For Ian, it’s about enabling Cambodia’s digital economy, delivered across a 5G network. “I firmly believe, for Cambodia, 5G will be the lever for the Fourth Industrial Revolution, for the digitising of Cambodia,” he says.
“It’ll bring benefits to all Cambodians; whether it’s a business, an SME, a corporate or an individual in areas such as education and health care. There’s a whole new host of relevant services that we can deploy across Cambodia. At the end of the day, we’re a business, but we will help improve people’s lives. As we build one of the world’s best data networks, part of that is to help Cambodians in their day-to-day lives.”
It’s not going to be cheap to achieve this – given the diversity of terrain and geographic locations, installing the necessary infrastructure will be a challenge. On top of this, literacy levels and education in some areas of Cambodia are low, though improving. 5G is in a relatively early stage of its life – the first country to fully adopt it, South Korea, only did so in April – and Ian says the difficulty lies in balancing the network rollout with the right ROI.
But if anyone can oversee the implementation of a 5G mobile network, it’s Ian. He’s been in the cellular industry for more than 25 years, and this won’t be the first generational transition he’s experienced – 2G, 3G, 4G and now 5G.
Despite this long-term experience, he describes himself as an “old dodderer” compared to the rest of the management team, who are, on average, in their early 30s. It’s a reflection of Cambodian demographics – 65.3% of the population is under 30 – but it’s also evidence of a dynamic, ambitious, youth-driven ethos within Cellcard, one that can understand what the market needs.

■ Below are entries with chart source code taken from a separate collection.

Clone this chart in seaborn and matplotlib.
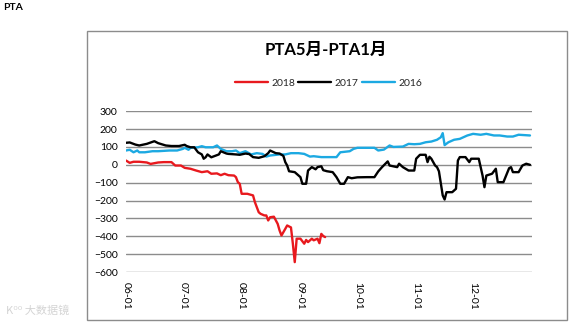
import matplotlib
matplotlib.use("Agg")
import matplotlib.pyplot as plt
import matplotlib.dates as mdates
from matplotlib.lines import Line2D
from matplotlib.patches import Rectangle
import pandas as pd
import seaborn as sns

# PTA May-January spread by season (month-day, spread)
dates_2018 = ["06-01", "06-03", "06-05", "06-08", "06-12", "06-14", "06-18", "06-21", "06-25", "06-27",
              "06-30", "07-02", "07-05", "07-08", "07-11", "07-14", "07-16", "07-19", "07-21", "07-23",
              "07-25", "07-28", "07-29", "07-30", "07-31", "08-01", "08-04", "08-07", "08-08", "08-10",
              "08-11", "08-13", "08-14", "08-15", "08-16", "08-18", "08-19", "08-20", "08-21", "08-22",
              "08-24", "08-25", "08-27", "08-28", "08-29", "08-30", "09-01", "09-03", "09-04", "09-05",
              "09-07", "09-08", "09-10", "09-11", "09-12", "09-13", "09-14"]
values_2018 = [24, 11, 17, 17, 13, 5, 13, 15, 15, -4,
               -4, -17, -22, -32, -41, -36, -50, -48, -58, -50,
               -58, -60, -69, -97, -106, -162, -162, -171, -209, -265,
               -274, -283, -283, -311, -293, -290, -310, -330, -367, -395,
               -358, -339, -350, -441, -544, -413, -413, -441, -420, -432,
               -413, -422, -413, -438, -386, -398, -404]

dates_2017 = ["06-01", "06-03", "06-06", "06-08", "06-12", "06-16", "06-18", "06-22", "06-25", "06-29",
              "07-02", "07-03", "07-05", "07-07", "07-09", "07-11", "07-12", "07-13", "07-14", "07-16",
              "07-18", "07-20", "07-21", "07-24", "07-25", "07-29", "07-31", "08-03", "08-05", "08-07",
              "08-10", "08-13", "08-15", "08-16", "08-19", "08-21", "08-23", "08-24", "08-25", "08-26",
              "08-29", "09-01", "09-02", "09-04", "09-05", "09-07", "09-09", "09-10", "09-12", "09-13",
              "09-15", "09-18", "09-20", "09-22", "09-24", "09-26", "09-28", "10-01", "10-06", "10-10",
              "10-12", "10-14", "10-17", "10-18", "10-22", "10-23", "10-25", "10-28", "10-31", "11-01",
              "11-03", "11-06", "11-07", "11-08", "11-09", "11-11", "11-12", "11-13", "11-15", "11-16",
              "11-17", "11-20", "11-22", "11-23", "11-24", "11-27", "11-29", "11-30", "12-04", "12-05",
              "12-06", "12-07", "12-08", "12-11", "12-13", "12-14", "12-17", "12-20", "12-21", "12-22",
              "12-25", "12-27", "12-29", "12-31"]
values_2017 = [123, 125, 113, 108, 117, 132, 121, 108, 105, 105,
               112, 105, 98, 98, 70, 58, 34, 42, 58, 42,
               50, 58, 76, 63, 61, 58, 56, 63, 60, 43,
               39, 48, 65, 80, 65, 63, 50, 15, -4, -36,
               -41, -69, -106, -106, -32, -13, -25, -13, -8, -30,
               -36, -41, -69, -106, -106, -69, -75, -70, -69, -69,
               -37, -13, 19, -4, -13, 6, -13, -32, -32, 34,
               56, 56, 15, 45, 34, -4, -13, -36, -171, -194,
               -153, -153, -134, 24, 43, 43, 15, 34, 34, -13,
               -60, -125, -60, -50, -22, -97, -97, -19, -13, -41,
               -41, -4, 6, 0]

dates_2016 = ["06-01", "06-03", "06-05", "06-07", "06-08", "06-11", "06-15", "06-18", "06-24", "06-28",
              "07-01", "07-02", "07-04", "07-05", "07-09", "07-11", "07-13", "07-17", "07-19", "07-21",
              "07-24", "07-27", "07-29", "07-31", "08-03", "08-06", "08-09", "08-12", "08-14", "08-16",
              "08-21", "08-24", "08-27", "08-31", "09-03", "09-06", "09-08", "09-12", "09-20", "09-22",
              "09-27", "09-29", "10-01", "10-10", "10-12", "10-15", "10-18", "10-20", "10-25", "10-28",
              "10-31", "11-03", "11-06", "11-09", "11-12", "11-14", "11-15", "11-16", "11-18", "11-21",
              "11-24", "11-28", "12-01", "12-05", "12-08", "12-12", "12-15", "12-19", "12-22", "12-25",
              "12-31"]
values_2016 = [80, 84, 70, 80, 70, 70, 76, 76, 80, 80,
               89, 95, 84, 95, 98, 104, 98, 98, 108, 89,
               76, 76, 80, 65, 76, 58, 65, 61, 46, 52,
               58, 58, 65, 65, 61, 46, 48, 43, 43, 70,
               76, 89, 95, 95, 80, 85, 108, 100, 102, 117,
               115, 117, 126, 130, 140, 154, 177, 110, 126, 140,
               145, 164, 173, 168, 173, 164, 164, 158, 158, 168,
               164]

series_names = ["2018", "2017", "2016"]
series_colors = ["#E8191E", "#000000", "#1CA9E2"]
month_ticks = ["06-01", "07-01", "08-01", "09-01", "10-01", "11-01", "12-01"]
y_ticks = [300, 200, 100, 0, -100, -200, -300, -400, -500, -600]

BASE_YEAR = "2001-"


def to_dates(md_list):
    return pd.to_datetime([BASE_YEAR + md for md in md_list])


frames = []
for name, d, v in zip(series_names,
                      [dates_2018, dates_2017, dates_2016],
                      [values_2018, values_2017, values_2016]):
    frames.append(pd.DataFrame({"date": to_dates(d), "spread": v, "year": name}))
df = pd.concat(frames, ignore_index=True)

sns.set_theme(style="white")
plt.rcParams["font.family"] = ["Lato", "Noto Sans CJK SC", "DejaVu Sans"]

fig = plt.figure(figsize=(5.75, 3.24), dpi=100)
ax = fig.add_axes([0.219, 0.160, 0.706, 0.497])

# horizontal gridlines drawn behind the series
for yv in y_ticks:
    ax.axhline(yv, color="#8c8c8c", lw=1.0, zorder=0)

palette = dict(zip(series_names, series_colors))
# draw older seasons first so 2018 sits on top
for name in ["2016", "2017", "2018"]:
    sns.lineplot(data=df[df["year"] == name], x="date", y="spread", color=palette[name],
                 lw=1.7, estimator=None, sort=False, ax=ax, legend=False, zorder=3)

ax.set_ylim(-600, 300)
ax.set_yticks(y_ticks)
ax.set_xlim(pd.Timestamp(BASE_YEAR + "06-01"), pd.Timestamp("2002-01-01"))
ax.set_xticks(to_dates(month_ticks))
ax.xaxis.set_major_formatter(mdates.DateFormatter("%m-%d"))
ax.tick_params(axis="x", labelrotation=270, labelsize=7.5, pad=7, length=0, colors="#000000")
ax.tick_params(axis="y", labelsize=7.5, pad=6, length=0, colors="#000000")
for lbl in ax.get_xticklabels():
    lbl.set_verticalalignment("top")
    lbl.set_horizontalalignment("center")
ax.set_xlabel("")
ax.set_ylabel("")
for side in ["left", "right", "top", "bottom"]:
    ax.spines[side].set_visible(False)
ax.set_facecolor("none")

# outer chart frame
fig.patches.append(Rectangle((87 / 575, 1 - 320 / 324), (567 - 87) / 575, (320 - 31) / 324,
                             transform=fig.transFigure, fill=False, edgecolor="#8c8c8c", lw=1.0))

fig.text(0.566, 1 - 50 / 324, "PTA5月-PTA1月", ha="center", va="center",
         fontsize=12, fontweight="bold", color="#000000")

handles = [Line2D([0], [0], color=c, lw=1.7) for c in series_colors]
fig.legend(handles, series_names, loc="center", bbox_to_anchor=(0.571, 1 - 83 / 324),
           ncol=3, frameon=False, fontsize=7.5, handlelength=3.2, handletextpad=0.3,
           columnspacing=0.3)

fig.text(0.006, 1 - 8 / 324, "PTA", ha="left", va="center", fontsize=7.5,
         fontweight="bold", color="#000000")
fig.text(0.01, 1 - 311 / 324, "K⁰⁰ 大数据镜", ha="left", va="center", fontsize=8,
         color="#d4d4d4", family=["Noto Sans CJK SC", "DejaVu Sans"])

fig.savefig("out.png", dpi=100, facecolor="white")
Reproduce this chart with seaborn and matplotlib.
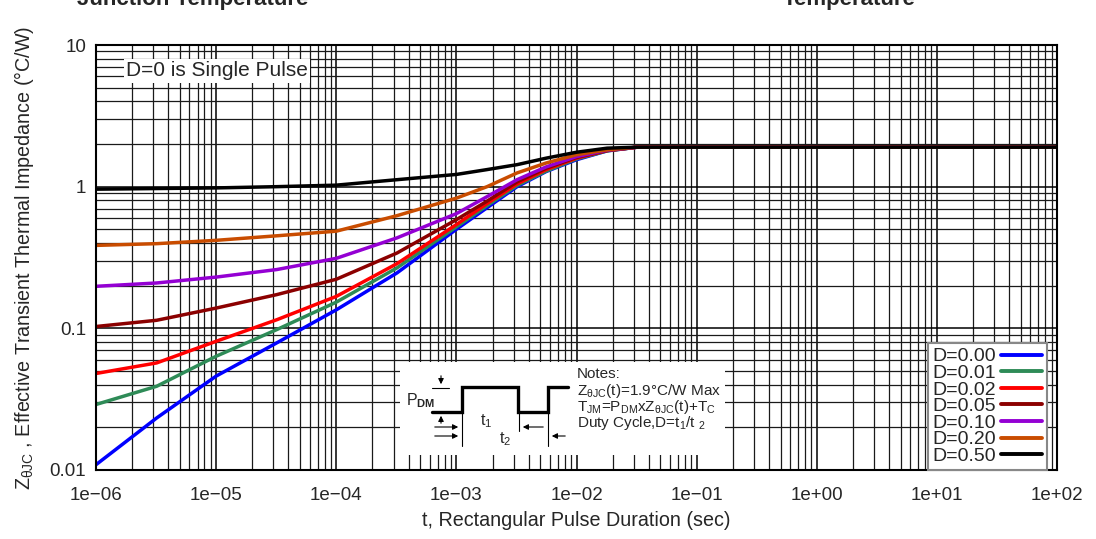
import numpy as np
import pandas as pd
import matplotlib
matplotlib.use("Agg")
import matplotlib.pyplot as plt
import seaborn as sns
from matplotlib.ticker import FixedLocator, FuncFormatter, LogLocator, NullFormatter

# --- data ---
t_sec = [1e-6, 3.2e-6, 1e-5, 3.2e-5, 1e-4, 3.2e-4, 1e-3, 1.8e-3, 3.2e-3, 5.6e-3, 1e-2, 1.8e-2, 3.2e-2, 1e2]
z_d000 = [0.0109, 0.0233, 0.046, 0.079, 0.135, 0.246, 0.50, 0.71, 1.00, 1.28, 1.55, 1.79, 1.9, 1.9]
z_d001 = [0.029, 0.039, 0.0635, 0.098, 0.153, 0.267, 0.52, 0.735, 1.02, 1.29, 1.57, 1.79, 1.9, 1.9]
z_d002 = [0.048, 0.057, 0.081, 0.115, 0.168, 0.286, 0.54, 0.76, 1.045, 1.32, 1.59, 1.80, 1.9, 1.9]
z_d005 = [0.103, 0.114, 0.139, 0.173, 0.222, 0.34, 0.585, 0.79, 1.08, 1.35, 1.61, 1.80, 1.9, 1.9]
z_d010 = [0.198, 0.209, 0.23, 0.26, 0.312, 0.435, 0.645, 0.85, 1.12, 1.38, 1.63, 1.81, 1.9, 1.9]
z_d020 = [0.385, 0.396, 0.418, 0.45, 0.485, 0.624, 0.83, 1.00, 1.25, 1.47, 1.68, 1.82, 1.9, 1.9]
z_d050 = [0.96, 0.97, 0.98, 1.0, 1.025, 1.12, 1.22, 1.32, 1.43, 1.59, 1.75, 1.87, 1.9, 1.9]

labels = ["D=0.00", "D=0.01", "D=0.02", "D=0.05", "D=0.10", "D=0.20", "D=0.50"]
series = [z_d000, z_d001, z_d002, z_d005, z_d010, z_d020, z_d050]
colors = ["#0000ff", "#2e8b57", "#ff0000", "#8b0000", "#9400d3", "#c94c00", "#000000"]

x_ticks = [1e-6, 1e-5, 1e-4, 1e-3, 1e-2, 1e-1, 1e0, 1e1, 1e2]
y_ticks = [0.01, 0.1, 1, 10]
y_ticklabels = ["0.01", "0.1", "1", "10"]

rows = []
for lab, vals in zip(labels, series):
    for t, z in zip(t_sec, vals):
        rows.append({"t": t, "z": z, "duty": lab})
df = pd.DataFrame(rows)

sns.set_style("white")
plt.rcParams["font.family"] = ["Liberation Sans", "DejaVu Sans"]
plt.rcParams["mathtext.fontset"] = "custom"
plt.rcParams["mathtext.rm"] = "Liberation Sans"
plt.rcParams["mathtext.it"] = "Liberation Sans:italic"
plt.rcParams["mathtext.bf"] = "Liberation Sans:bold"
plt.rcParams["mathtext.default"] = "regular"

fig = plt.figure(figsize=(10.96, 5.39), dpi=100)
ax = fig.add_axes([96 / 1096, 1 - 470 / 539, 961 / 1096, 425 / 539])

sns.lineplot(data=df, x="t", y="z", hue="duty", palette=dict(zip(labels, colors)),
             hue_order=labels, lw=2.5, ax=ax, estimator=None, sort=True)
ax.set_xscale("log")
ax.set_yscale("log")
ax.set_xlim(1e-6, 1e2)
ax.set_ylim(0.01, 10)

ax.xaxis.set_major_locator(FixedLocator(x_ticks))
ax.xaxis.set_major_formatter(FuncFormatter(lambda v, p: f"{v:.0e}".replace("-", "\u2212")))
ax.xaxis.set_minor_locator(LogLocator(base=10, subs=np.arange(2, 10)))
ax.xaxis.set_minor_formatter(NullFormatter())
ax.yaxis.set_major_locator(FixedLocator(y_ticks))
ax.set_yticklabels(y_ticklabels)
ax.yaxis.set_minor_locator(LogLocator(base=10, subs=np.arange(2, 10)))
ax.yaxis.set_minor_formatter(NullFormatter())

ax.grid(True, which="major", color="black", lw=1.1)
ax.grid(True, which="minor", color="#1a1a1a", lw=0.9)
ax.set_axisbelow(True)
ax.tick_params(which="both", length=0, labelsize=13.5)
ax.tick_params(axis="x", pad=12)
ax.tick_params(axis="y", pad=7)
for sp in ax.spines.values():
    sp.set_color("black")
    sp.set_linewidth(1.5)

ax.set_xlabel("t, Rectangular Pulse Duration (sec)", fontsize=14.2, labelpad=5)
ax.set_ylabel("$Z_{θJC}$ , Effective Transient Thermal Impedance (°C/W)", fontsize=14.2, labelpad=10)

handles, labs = ax.get_legend_handles_labels()
leg = ax.legend(handles, labs, loc="lower right", markerfirst=False, fontsize=14,
                frameon=True, fancybox=False, edgecolor="#888888", framealpha=1,
                handlelength=2.1, handletextpad=0.25, labelspacing=-0.05,
                borderpad=0.25, borderaxespad=0.0, bbox_to_anchor=(0.9896, 0.0))
leg.get_frame().set_linewidth(1.5)
for line in leg.get_lines():
    line.set_linewidth(2.8)

ax.text(0.031, 0.939, "D=0 is Single Pulse", transform=ax.transAxes, fontsize=15,
        va="center", ha="left",
        bbox=dict(facecolor="white", edgecolor="none", pad=1.5))

# clipped titles of neighbouring figures
fig.text(77 / 1096, 1 - 5 / 539, "Junction Temperature", fontsize=16, fontweight="bold", va="baseline")
fig.text(783 / 1096, 1 - 5 / 539, "Temperature", fontsize=16, fontweight="bold", va="baseline")

# --- inset: pulse diagram and notes ---
ins = fig.add_axes([400 / 1096, 1 - 455 / 539, 325 / 1096, 93 / 539])
ins.set_xlim(400, 725)
ins.set_ylim(455, 362)
ins.set_facecolor("white")
ins.set_xticks([])
ins.set_yticks([])
for sp in ins.spines.values():
    sp.set_visible(False)

wave_x = [432, 462, 462, 518, 518, 548, 548, 568]
wave_y = [412, 412, 387, 387, 412, 412, 387, 387]
ins.plot(wave_x, wave_y, color="black", lw=2.4, solid_joinstyle="miter")
ins.plot([432, 449], [388, 388], color="black", lw=0.8)
ins.plot([462, 462], [413, 446], color="black", lw=0.8)
ins.plot([519, 519], [413, 431], color="black", lw=0.8)
ins.plot([548, 548], [413, 446], color="black", lw=0.8)
arrow = dict(arrowstyle="-|>", color="black", lw=0.8, mutation_scale=8)
ins.annotate("", xy=(441, 387), xytext=(441, 373), arrowprops=arrow)
ins.annotate("", xy=(441, 413), xytext=(441, 426), arrowprops=arrow)
ins.annotate("", xy=(461, 427), xytext=(432, 427), arrowprops=arrow)
ins.annotate("", xy=(461, 436), xytext=(432, 436), arrowprops=arrow)
ins.annotate("", xy=(520, 427), xytext=(546, 427), arrowprops=arrow)
ins.annotate("", xy=(549, 436), xytext=(568, 436), arrowprops=arrow)
ins.text(406, 401, "P$_{\\mathbf{DM}}$", fontsize=11.5, va="center")
ins.text(480, 421, "t$_1$", fontsize=11.5, va="center")
ins.text(499, 439, "t$_2$", fontsize=11.5, va="center")
ins.text(577, 374, "Notes:", fontsize=11, va="center")
ins.text(577, 391, "$Z_{θJC}$(t)=1.9°C/W Max", fontsize=11, va="center")
ins.text(577, 407, "$T_{JM}$=$P_{DM}$x$Z_{θJC}$(t)+$T_C$", fontsize=11, va="center")
ins.text(577, 423, "Duty Cycle,D=t$_1$/t $_2$", fontsize=11, va="center")

fig.savefig("out.png", dpi=100)
plt.close(fig)
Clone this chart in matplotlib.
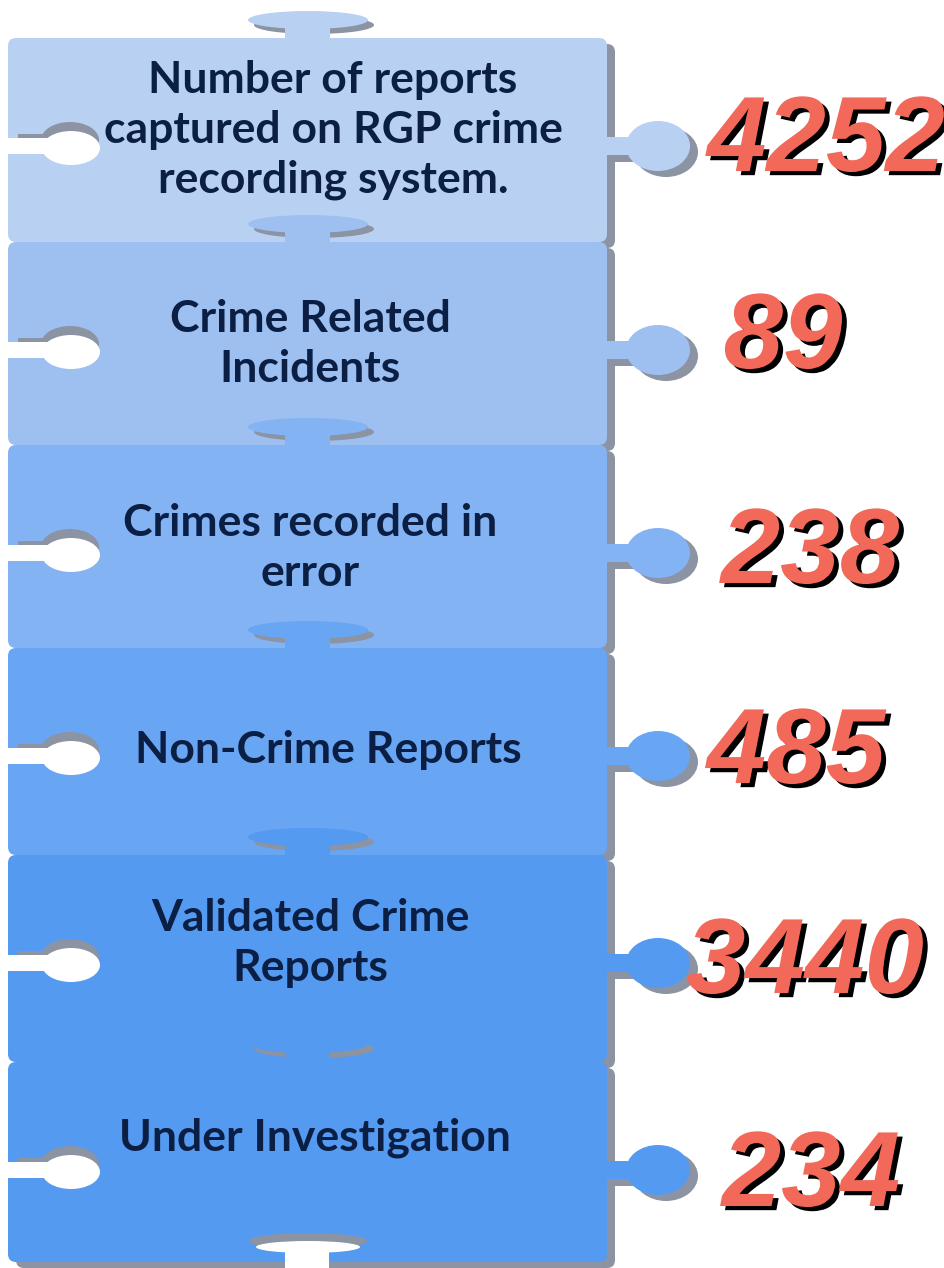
import numpy as np
import matplotlib.pyplot as plt
import matplotlib.patheffects as pe
from matplotlib.patches import FancyBboxPatch, Ellipse, Rectangle

# Данные инфографики
labels = ["Number of reports\ncaptured on RGP crime\nrecording system.",
          "Crime Related\nIncidents",
          "Crimes recorded in\nerror",
          "Non-Crime Reports",
          "Validated Crime\nReports",
          "Under Investigation"]
values = ["4252", "89", "238", "485", "3440", "234"]
colors = ["#b8d1f3", "#9dc0f1", "#84b3f3", "#68a5f2", "#559af1", "#559af1"]

tops = [38, 242, 445, 648, 855, 1062]
bottom = 1262
label_x = [333, 310, 310, 328, 310, 315]
label_y = [130, 344, 548, 750, 943, 1138]
num_x = [826, 783, 810, 796, 805, 811]
num_y = [143, 340, 555, 755, 965, 1178]

shadow = "#8c93a3"
left, right = 8, 607

fig = plt.figure(figsize=(9.44, 12.68), dpi=100)
ax = fig.add_axes([0, 0, 1, 1])
ax.set_xlim(0, 944)
ax.set_ylim(1268, 0)
ax.axis("off")

num_fx = [pe.withSimplePatchShadow(offset=(3.5, -3), shadow_rgbFace="black", alpha=1)]

for i in range(len(labels)):
    T = tops[i]
    B = tops[i + 1] if i + 1 < len(tops) else bottom
    c = T + 108
    col = colors[i]
    # тень и тело
    ax.add_patch(FancyBboxPatch((left + 8, T + 6), right - left, B - T,
                                boxstyle="round,pad=0,rounding_size=8", fc=shadow, ec="none"))
    ax.add_patch(FancyBboxPatch((left, T), right - left, B - T,
                                boxstyle="round,pad=0,rounding_size=8", fc=col, ec="none"))
    # правый выступ
    ax.add_patch(Ellipse((666, c + 6), 64, 50, fc=shadow, ec="none"))
    ax.add_patch(Rectangle((right, c - 2), 30, 18, fc=shadow, ec="none"))
    ax.add_patch(Rectangle((right - 2, c - 9), 30, 18, fc=col, ec="none"))
    ax.add_patch(Ellipse((658, c), 64, 50, fc=col, ec="none"))
    # левое отверстие
    ax.add_patch(Rectangle((left + 10, c - 12), 40, 10, fc=shadow, ec="none"))
    ax.add_patch(Ellipse((70, c - 6), 58, 36, fc=shadow, ec="none"))
    ax.add_patch(Rectangle((left - 2, c - 8), 50, 16, fc="white", ec="none"))
    ax.add_patch(Ellipse((71, c + 2), 58, 34, fc="white", ec="none"))
    # верхний выступ
    ax.add_patch(Ellipse((314, T - 13), 120, 18, fc=shadow, ec="none"))
    ax.add_patch(Rectangle((285, T - 20), 45, 21, fc=col, ec="none"))
    ax.add_patch(Ellipse((308, T - 18), 120, 18, fc=col, ec="none"))

    ax.text(label_x[i], label_y[i], labels[i], family="Lato", fontweight="bold",
            fontsize=32, color="#0b1f44", ha="center", va="center",
            linespacing=1.3, zorder=10)
    ax.text(num_x[i], num_y[i], values[i],
            family=["Liberation Sans", "DejaVu Sans"],
            fontweight="bold", fontstyle="italic", fontsize=77, color="#f26859",
            ha="center", va="center", zorder=10, path_effects=num_fx)

# нижний вырез последнего элемента
ax.add_patch(Ellipse((308, 1241), 118, 16, fc=shadow, ec="none"))
ax.add_patch(Ellipse((308, 1247), 104, 12, fc="white", ec="none"))
ax.add_patch(Rectangle((285, 1247), 44, 22, fc="white", ec="none"))

fig.savefig("out.png", dpi=100)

“We’re reaching out now across all of Cambodia,” Ian says. “We’re delivering a Cambodian network, from a Cambodian company, built by Cambodian people, into the market. It’s important that we’re Cambodian. Even when you’ve got people like me, a foreigner, we’re conscious of the Cambodian culture – how the people work, how the people operate – and building our internal delivery to match that.”
“We’re delivering a Cambodian network, from a Cambodian company, built by Cambodian people, into the market.”
Cellcard is the country’s only locally owned operator (as well as its fastest), doubtless a contributor to its civic-mindedness. For Ian, empowering and building up his team is a facet of this social obligation.
Staff development is a priority for him, training young Cambodians as well as empowering female professionals. In fact, 60% of Cellcard’s senior management team is female, while a company Ian is responsible for has just appointed Royal Group’s first female CEO, both huge achievements in a world still overshadowed by patriarchy.
The mobile service provider also works alongside private and public organisations to enable those innovative services like health care and education. This also includes, for example, a partnership with a refurbished phone supplier, providing Cambodians with network-connected mobile devices at a reduced cost.
Cellcard is also undertaking initiatives such as 5G service to entrepreneurs and heads of new start-ups, as well as giving advice on creating websites and using data analytics.
Cellcard offers full transparency to each entity it works alongside, as part of this collaborative mission for the benefit of Cambodians everywhere. At the same time, however, it’s a complex ecosystem, and no doubt stressful, but this doesn’t make Ian any less committed to Cellcard’s mission. “It’s an enjoyable stress level and it’s manageable,” he says.
“When you see what we’re contributing to Cambodian society, it makes it that much easier. To give you an example, we introduced a new, state-of-the-art billing system three months ago. We worked 24/7. It was tiring and stressful, but when we saw, the following weekend, people saying how much easier it is to do business with Cellcard, that itself eases the stress.”